Last week I was surprised to read in the local paper that American rapper Snoop Dogg will be performing at a concert in Middlesbrough this summer.
I’m not really a fan, but it’s exciting to have a gig like this taking place so close to home.
Middlesbrough has a history of attracting great artists to perform, but they often visit during the early stages of their career, before they become famous, or on the other side, after their fame has peaked. So to attract someone like Snoop Dogg is fantastic for the town and its residents, who would usually have to travel much further afield to see a musician of this calibre perform.
But it isn’t only its choice of concert headliners that shows Middlesbrough has ambition.
Officially a town, in recent years Middlesbrough has thrice applied for city status, in 2000, 2002 and 2012. But why does it matter?
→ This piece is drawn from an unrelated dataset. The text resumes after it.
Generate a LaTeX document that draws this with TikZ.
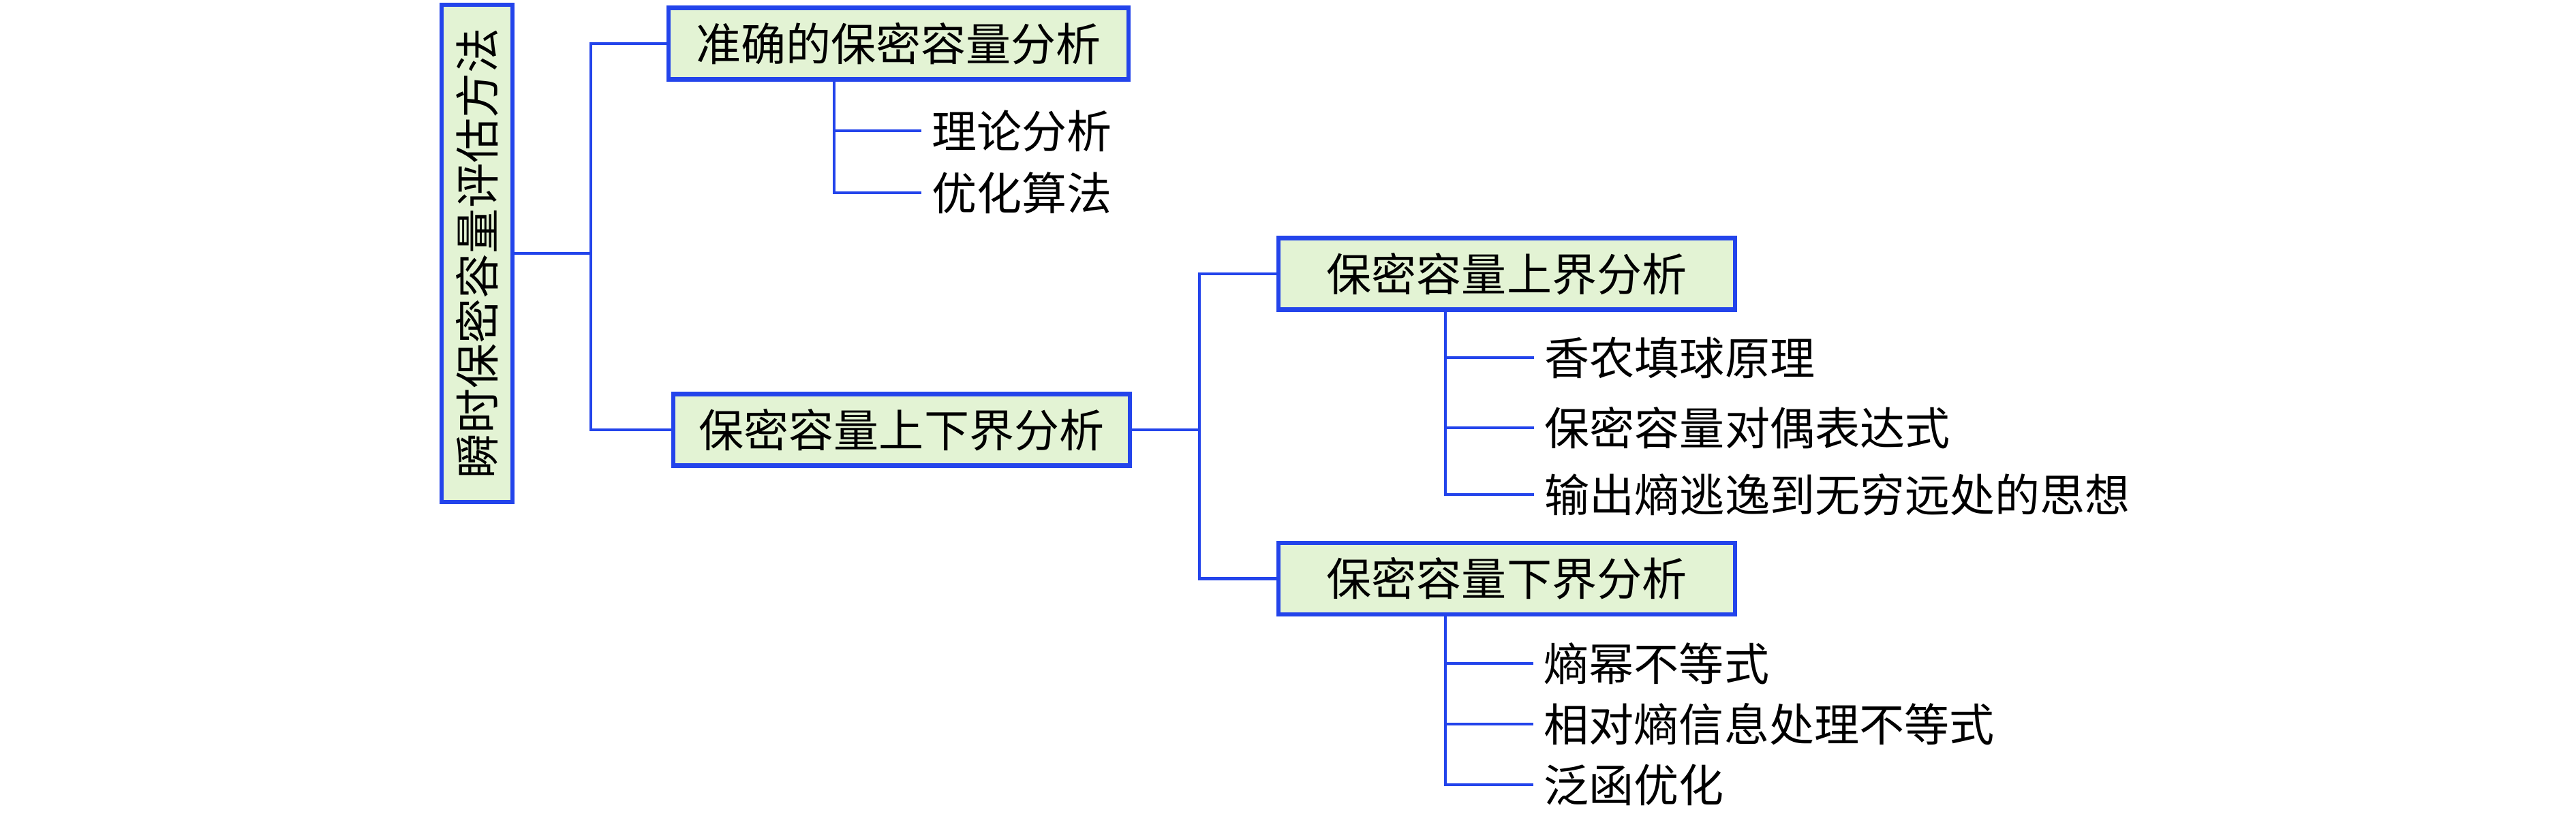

Being granted city status can be prestigious and research has shown that there could be a connection between that and local economic growth. But it’s also a matter of pride. For a long time, Middlesbrough has had a poor reputation; something that has slowly begun to turn around in recent times thanks to things like the success of the university and the boom in digital industries.
Recently I was invited to a blogger event at Psyche, Middlesbrough’s designer department store. The shop has grown steadily over the years, at one point even having its own TV documentary on BBC3. Founder Steve Cochrane has big plans for the store, with a new branch opening in Leeds. He even appears on the new Santander advert alongside other notable business folks, replacing sports stars Jessica Ennis, Jensen Button and Rory McIlroy. It just goes to show that Middlesbrough is home to thriving businesses and ambitious entrepreneurs too.
Even our football team have shown flashes of ambition, making it as far as the final of the UEFA Cup Final in 2006 after a particularly dramatic campaign where they twice came back from being 3-0 down to win their matches 4-3. It seemed like the trophy was fated, but unfortunately a win wasn’t to be.
Still the club (and the fans) have their eye on greater success than their current league position would imply.
That’s one of the great things about being a town that’s not really on the radar; those flashes of brilliance when something exciting happens, shining a light on the town and the things that might be possible, which other people take for granted.